- Joel 2:1-2, 12-17 or Isaiah 58:1-12 •
- Psalm 51:1-17 •
- 2 Corinthians 5:20b-6:10 •
- Matthew 6:1-6, 16-21
|Ash Wednesday - Carl Spitzweg|
The readings for Ash Wednesday point us clearly in the right direction, while at the same time indicating the spiritual obstacles that lie in the way. Through the prophet Joel, God pleads, "Return to me with all your heart,with fasting, with weeping, and with mourning", but immediately adds a warning that we should not confuse outward show with inward spirit --"Rend your hearts and not your clothing". Isaiah issues the same warning even more firmly "Such fasting as you do today" he tells the Israelites, "will not make your voice heard on high". Why not? Because it is self-serving and unaccompanied by the real repentance that reveals willingness to change the way they run their lives.

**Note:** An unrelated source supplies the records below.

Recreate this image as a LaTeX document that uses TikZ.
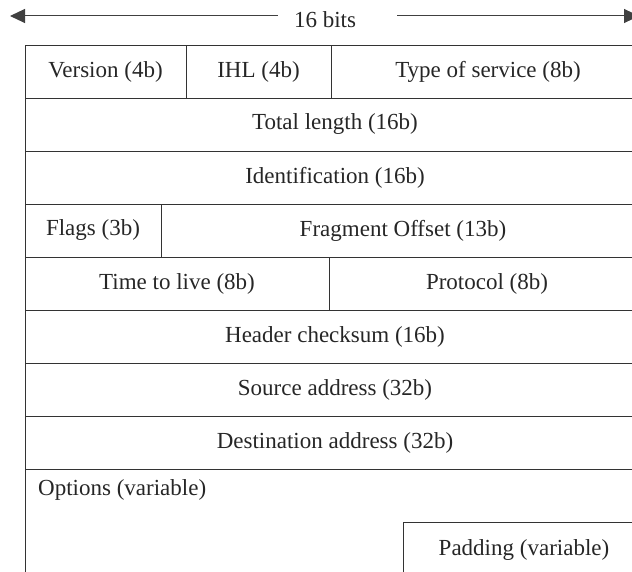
\documentclass[tikz,border=0pt]{standalone}
\usepackage{fontspec}
\setmainfont{Liberation Serif}
\usetikzlibrary{arrows.meta,positioning}

\tikzset{
  cell/.style={draw=black!80, line width=0.9pt, inner sep=0pt, outer sep=0pt,
    minimum height=53, font=\fontsize{23}{26}\selectfont, text=black!85},
  txt/.style={inner sep=0pt, font=\fontsize{23}{26}\selectfont, text=black!85},
  widtharrow/.style={draw=black!75, line width=1pt, -{Triangle[length=15,width=14]}},
}

\begin{document}
\begin{tikzpicture}[x=1pt,y=-1pt]
  \useasboundingbox (0,0) rectangle (632,572);
  \clip (0,0) rectangle (632,572);

  % width marker over the header
  \node[txt] (bits) at (325,20) {16 bits};
  \coordinate (bl) at (10,16);
  \coordinate (br) at (639,16);
  \draw[widtharrow] ([xshift=-16]bits.west |- bl) -- (bl);
  \draw[widtharrow] ([xshift=41]bits.east |- br) -- (br);

  % row 1
  \node[cell, minimum width=161, anchor=north west] (ver) at (25,45) {Version (4b)};
  \node[cell, minimum width=145, right=0pt of ver] (ihl) {IHL (4b)};
  \node[cell, minimum width=314, right=0pt of ihl] (tos) {Type of service (8b)};
  % rows 2-3
  \node[cell, minimum width=620, below right=0pt and 0pt of ver.south west] (totlen) {Total length (16b)};
  \node[cell, minimum width=620, below right=0pt and 0pt of totlen.south west] (ident) {Identification (16b)};
  % row 4
  \node[cell, minimum width=136, below right=0pt and 0pt of ident.south west] (flags) {Flags (3b)};
  \node[cell, minimum width=484, right=0pt of flags] (fragoff) {Fragment Offset (13b)};
  % row 5
  \node[cell, minimum width=304, below right=0pt and 0pt of flags.south west] (ttl) {Time to live (8b)};
  \node[cell, minimum width=316, right=0pt of ttl] (proto) {Protocol (8b)};
  % rows 6-8
  \node[cell, minimum width=620, below right=0pt and 0pt of ttl.south west] (chksum) {Header checksum (16b)};
  \node[cell, minimum width=620, below right=0pt and 0pt of chksum.south west] (src) {Source address (32b)};
  \node[cell, minimum width=620, below right=0pt and 0pt of src.south west] (dst) {Destination address (32b)};
  % options + padding
  \node[cell, minimum width=620, minimum height=120, below right=0pt and 0pt of dst.south west] (opts) {};
  \node[txt, anchor=west] (optstxt) at ([shift={(13,21)}]opts.north west) {Options (variable)};
  \node[cell, minimum width=242, minimum height=56, anchor=north west] (pad) at (403,522) {Padding (variable)};
\end{tikzpicture}
\end{document}
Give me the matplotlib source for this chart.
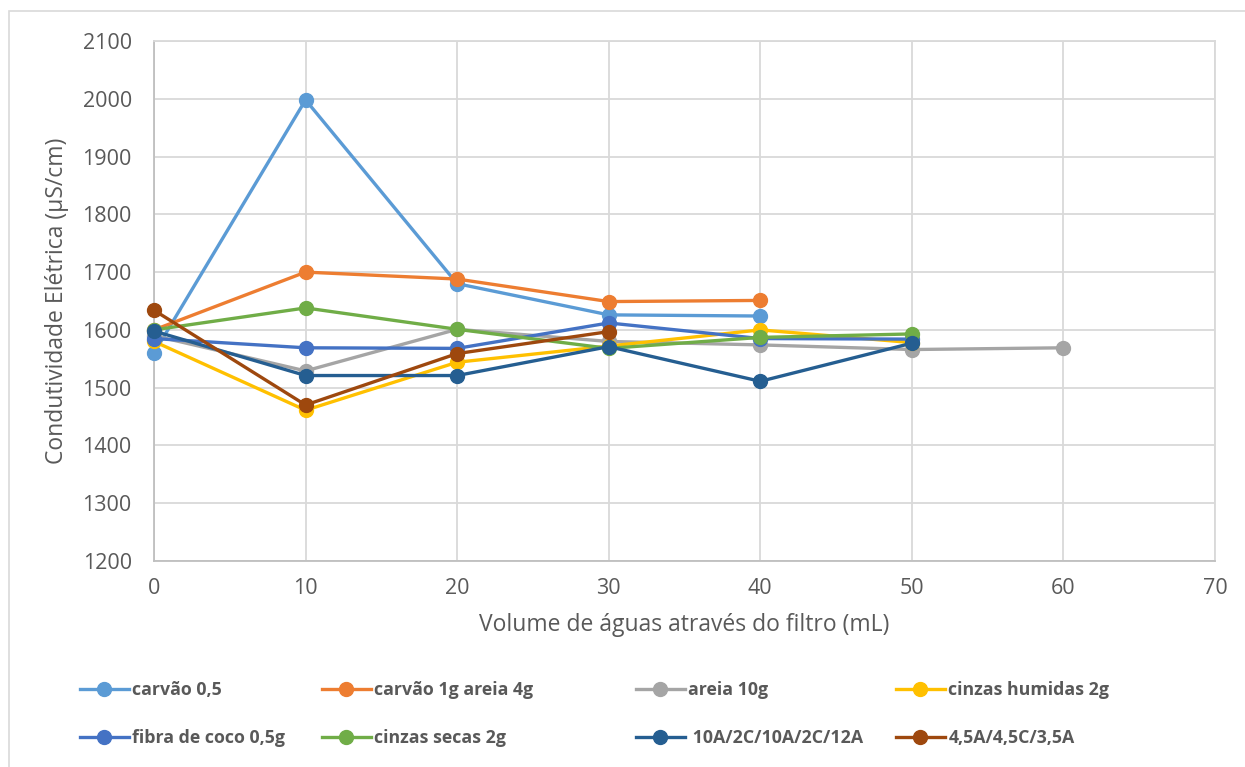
import matplotlib
matplotlib.use("Agg")
import matplotlib.pyplot as plt
from matplotlib.lines import Line2D
from matplotlib.patches import Rectangle

plt.rcParams['font.family'] = ['Open Sans', 'DejaVu Sans']

series_names = ["carvão 0,5", "carvão 1g areia 4g", "areia 10g", "cinzas humidas 2g",
                "fibra de coco 0,5g", "cinzas secas 2g", " 10A/2C/10A/2C/12A", "4,5A/4,5C/3,5A"]
colors = ["#5b9bd5", "#ed7d31", "#a5a5a5", "#ffc000",
          "#4472c4", "#70ad47", "#255e91", "#9e480e"]

x_carvao05 = [0, 10, 20, 30, 40]
y_carvao05 = [1560, 1998, 1680, 1626, 1624]
x_carvao1g = [0, 10, 20, 30, 40]
y_carvao1g = [1600, 1700, 1688, 1649, 1651]
x_areia = [0, 10, 20, 30, 40, 50, 60]
y_areia = [1590, 1529, 1601, 1580, 1574, 1566, 1569]
x_humidas = [0, 10, 20, 30, 40, 50]
y_humidas = [1580, 1461, 1544, 1572, 1600, 1578]
x_fibra = [0, 10, 20, 30, 40, 50]
y_fibra = [1585, 1569, 1568, 1612, 1585, 1584]
x_secas = [0, 10, 20, 30, 40, 50]
y_secas = [1600, 1638, 1601, 1568, 1587, 1593]
x_10a = [0, 10, 20, 30, 40, 50]
y_10a = [1598, 1521, 1521, 1571, 1511, 1577]
x_45a = [0, 10, 20, 30]
y_45a = [1634, 1470, 1559, 1597]

xs = [x_carvao05, x_carvao1g, x_areia, x_humidas, x_fibra, x_secas, x_10a, x_45a]
ys = [y_carvao05, y_carvao1g, y_areia, y_humidas, y_fibra, y_secas, y_10a, y_45a]

xticks = [0, 10, 20, 30, 40, 50, 60, 70]
yticks = [1200, 1300, 1400, 1500, 1600, 1700, 1800, 1900, 2000, 2100]

W, H = 1245, 767
fig = plt.figure(figsize=(W / 100, H / 100), dpi=100)
ax = fig.add_axes([154 / W, 1 - 561 / H, (1215 - 154) / W, (561 - 41) / H])

text_c = "#595959"
for xv, yv, c in zip(xs, ys, colors):
    ax.plot(xv, yv, color=c, lw=2.4, marker='o', ms=10, mec=c, mfc=c, zorder=3,
            solid_joinstyle='round', clip_on=False)

ax.set_xlim(0, 70)
ax.set_ylim(1200, 2100)
ax.set_xticks(xticks)
ax.set_yticks(yticks)
ax.grid(True, color="#d9d9d9", lw=1.3, zorder=0)
ax.set_axisbelow(True)
for s in ['top', 'right']:
    ax.spines[s].set_color("#d9d9d9")
    ax.spines[s].set_linewidth(1.3)
for s in ['left', 'bottom']:
    ax.spines[s].set_color("#bfbfbf")
    ax.spines[s].set_linewidth(1.3)
ax.tick_params(length=0, labelsize=15.5, labelcolor=text_c)
ax.tick_params(axis='x', pad=12)
ax.tick_params(axis='y', pad=16)
ax.set_xlabel("Volume de águas através do filtro (mL)", fontsize=16.5, color=text_c, labelpad=10)
ax.set_ylabel("Condutividade Elétrica (µS/cm)", fontsize=16.5, color=text_c, labelpad=10)

# chart border
fig.patches.append(Rectangle((9 / W, -0.01), 1.1, 1 - 11 / H + 0.01, transform=fig.transFigure,
                             fill=False, edgecolor="#d9d9d9", lw=1.2))

# legend: 4 columns, 2 rows
col_x = [80, 322, 636, 896]
for ci in range(4):
    idx = [ci, ci + 4]
    handles = [Line2D([0], [0], color=colors[i], lw=2.4, marker='o', ms=10) for i in idx]
    labels = [series_names[i] for i in idx]
    leg = fig.legend(handles, labels, loc='upper left',
                     bbox_to_anchor=(col_x[ci] / W, 1 - 681 / H),
                     frameon=False, handlelength=2.75, handletextpad=0.2,
                     labelspacing=1.7, borderpad=0, borderaxespad=0,
                     prop={'weight': 'bold', 'size': 12.8})
    for t in leg.get_texts():
        t.set_color(text_c)

fig.savefig("out.png", dpi=100, facecolor="white")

In the Gospel passage, Jesus expresses this same concern. He denounces the showy penitence of the righteous who seek to impress the passers by who witness their zeal. In the light of this passage, which is always used on Ash Wednesday, the ancient, and now very widespread practice of the Imposition of Ashes seems a little odd. Does it not conflict with Jesus' explicit instruction to "wash your face, so that your fasting may be seen not by others"? Imposition, though, is not meant as a sign of fasting. Rather, it is a tangible and visible acknowledgment of the truth that lies at the heart of all religion -- our mortality. "Remember that you are dust, and unto to dust you shall return" is the solemn sentence that is uttered as ashes are imposed in the shape of a cross.
|Dali - Blow the Trumpet in Zion|
We cannot put off dying, but we can put it out of mind. Yet it is a simple fact that there will come a day when we no longer exist. At that point, the story of our lives -- whether good, bad or trivial - is finalized for ever. The problem with our mortality is that we do not know exactly when that day will be. This is why the readings for Ash Wednesday include the memorable urgency of Paul's second letter to the Corinthians "See, now is the acceptable time; see, now is the day of salvation!". And so it is for us too. The sole hope of immortality is eternal life in God through Christ, and we can leave it to God to determine what form, post mortem, that life takes.